Defining one’s position is hard. It requires to know what we stand for and to be able to keep that stance.
The first one requires introspection and the ability to sense what is right for us. The second one requires to have a way to act upon the tension between our sense that something is right for us and the doubt that appears when others have a different position.
The challenge grows, when we can see that the others are right to believe what they believe.
Take for example theories in the realm of communication and self-development. There is a large community of people who claim that with Neuro-linguistic programming (NLP) they can help people to achieve specific goals in life. At the same time, there is a large community that has set itself up to dispute the scientific foundations of the model. Once the model was transformed into a business tool used to shape communication, a different community started using the model to achieve their goals in seeking to influence others. This again created a community rejecting that approach.
What I learned from observing these groups during the last years, is how useless it is to seek to persuade everyone. Even more so when persuasion involves telling others how good an idea is. Once an idea is out in the world, people take it up, use it and so it transforms itself.
This learning helped me develop my relationship with the Process Communication Model I’ve been using for several years now. It’s a model which was also determined through research in the realm of psychotherapy to then evolve as a business tool.
Independently from the model itself, there is a question as to how those using a model position themselves.
Establishing the model in different worlds established different approaches to it. The economic desires linked to developing a business tool transformed the academic or intellectual discussion about the model to an economic one based on the economic models and worldviews of those involved.

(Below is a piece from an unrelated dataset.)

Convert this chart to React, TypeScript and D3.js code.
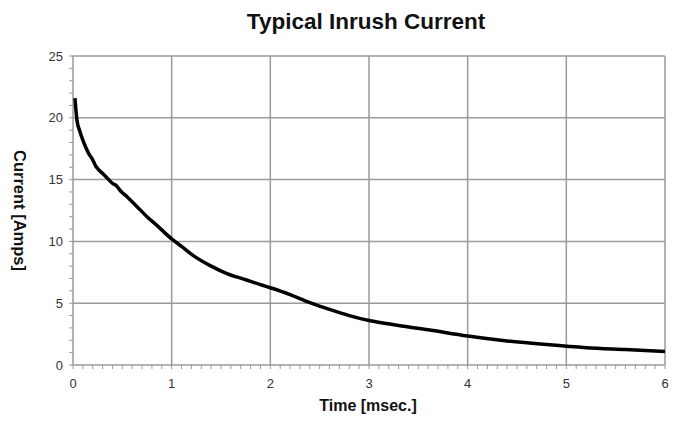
import React from 'react';
import * as d3 from 'd3';

// time in msec, current in amps
const timeMs = [0.02, 0.04, 0.07, 0.1, 0.13, 0.16, 0.2, 0.23, 0.26, 0.3, 0.35, 0.4, 0.44, 0.48, 0.55, 0.65, 0.75, 0.85, 1.0, 1.1, 1.22, 1.4, 1.56, 1.75, 1.9, 2.0, 2.2, 2.4, 2.6, 2.8, 3.0, 3.3, 3.6, 4.0, 4.4, 4.8, 5.2, 5.6, 6.0];
const currentAmps = [21.6, 19.8, 18.9, 18.2, 17.6, 17.1, 16.6, 16.1, 15.8, 15.5, 15.1, 14.7, 14.5, 14.1, 13.6, 12.8, 12.0, 11.3, 10.2, 9.6, 8.85, 8.0, 7.4, 6.9, 6.5, 6.25, 5.7, 5.05, 4.5, 4.0, 3.6, 3.2, 2.85, 2.35, 1.95, 1.65, 1.4, 1.25, 1.1];
const xTicks = [0, 1, 2, 3, 4, 5, 6];
const yTicks = [0, 5, 10, 15, 20, 25];

const W = 678;
const H = 426;
const left = 73;
const right = 665;
const top = 56;
const bottom = 365;

export default function App() {
  const x = d3.scaleLinear().domain([0, 6]).range([left, right]);
  const y = d3.scaleLinear().domain([0, 25]).range([bottom, top]);
  const pts = timeMs.map((t, i) => [t, currentAmps[i]] as [number, number]);
  const line = d3.line<[number, number]>()
    .x(d => x(d[0]))
    .y(d => y(d[1]))
    .curve(d3.curveMonotoneX);

  const xMinor = d3.range(0, 61).map(i => i / 10);
  const yMinor = d3.range(0, 26);
  const grid = '#9a9a9a';
  const font = '"Liberation Sans", Arial, sans-serif';

  return (
    <svg width={W} height={H} style={{ position: 'absolute', left: 0, top: 0, background: '#fff' }}>
      <text x={366} y={29} textAnchor="middle" fontFamily={font} fontWeight="bold" fontSize={22.5} fill="#111">
        Typical Inrush Current
      </text>

      {/* grid */}
      {yTicks.map(v => (
        <line key={'gy' + v} x1={left} x2={right} y1={y(v)} y2={y(v)} stroke={grid} strokeWidth={1.5} />
      ))}
      {xTicks.map(v => (
        <line key={'gx' + v} x1={x(v)} x2={x(v)} y1={top} y2={bottom} stroke={grid} strokeWidth={1.5} />
      ))}

      {/* minor ticks */}
      {yMinor.map(v => (
        <line key={'my' + v} x1={left - 4} x2={left} y1={y(v)} y2={y(v)} stroke={grid} strokeWidth={1} />
      ))}
      {xMinor.map(v => (
        <line key={'mx' + v} x1={x(v)} x2={x(v)} y1={bottom} y2={bottom + 4} stroke={grid} strokeWidth={1} />
      ))}

      {/* tick labels */}
      {yTicks.map(v => (
        <text key={'ly' + v} x={left - 10} y={y(v) + 4.5} textAnchor="end" fontFamily={font} fontSize={13} fill="#333">
          {v}
        </text>
      ))}
      {xTicks.map(v => (
        <text key={'lx' + v} x={x(v)} y={bottom + 23} textAnchor="middle" fontFamily={font} fontSize={13} fill="#333">
          {v}
        </text>
      ))}

      <path d={line(pts) ?? ''} fill="none" stroke="#000" strokeWidth={3.5} strokeLinejoin="round" />

      <text x={368} y={411} textAnchor="middle" fontFamily={font} fontWeight="bold" fontSize={16} fill="#111">
        Time [msec.]
      </text>
      <text transform={`translate(14,${(top + bottom) / 2}) rotate(90)`} textAnchor="middle" fontFamily={font} fontWeight="bold" fontSize={16.5} fill="#111">
        Current [Amps]
      </text>
    </svg>
  );
}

The economic models of the past were to become the largest and win the market in that way. We’ve seen this in the past for example in the car industry where individual brands were fighting to be the biggest. It has led to all kinds of systems to protect one’s brand and invest in legal or domination fights with other brands. It’s the belief to be the one and only solution and leads to a righteous attitude.
Today’s economic models progress in a different direction. Globalization and the felt need to continue to grow and benefit from the effect of scale has changed this attitude somewhat as the car industry now finds itself developing common systems and platforms. None of the brands has enough leverage to create the solutions of the future on their own. The need to survive in their competitive market has led to a need to cooperate.
Both of these economic models are based on the idea that the market place in one to fight against one another, to seek domination.
None of them trust their customers enough to make a choice that is right for them.
It’s difficult for them to accept that their ideas might not be right for everyone or only serve a specific market. It’s still difficult to accept that diversity exists.
There is a clear gap to the connection economy and the effects of globalization establishing the need for cooperation.
The invitation here is to not only look at the position we take up but also how we establish this position.
Position doesn’t work without intention and the posture it implies, nor without the actions allowing others to build trust.
Trust is essential to establish a relationship with an audience and customers.
The trust needed lies in the posture and the reliability of the position. It fails to establish itself if position, posture, and actions don’t correspond with one another.
This doesn’t change the quality of the product or the model.
What position, posture and action impact are a products ability to be seen as trustworthy. They select the audience.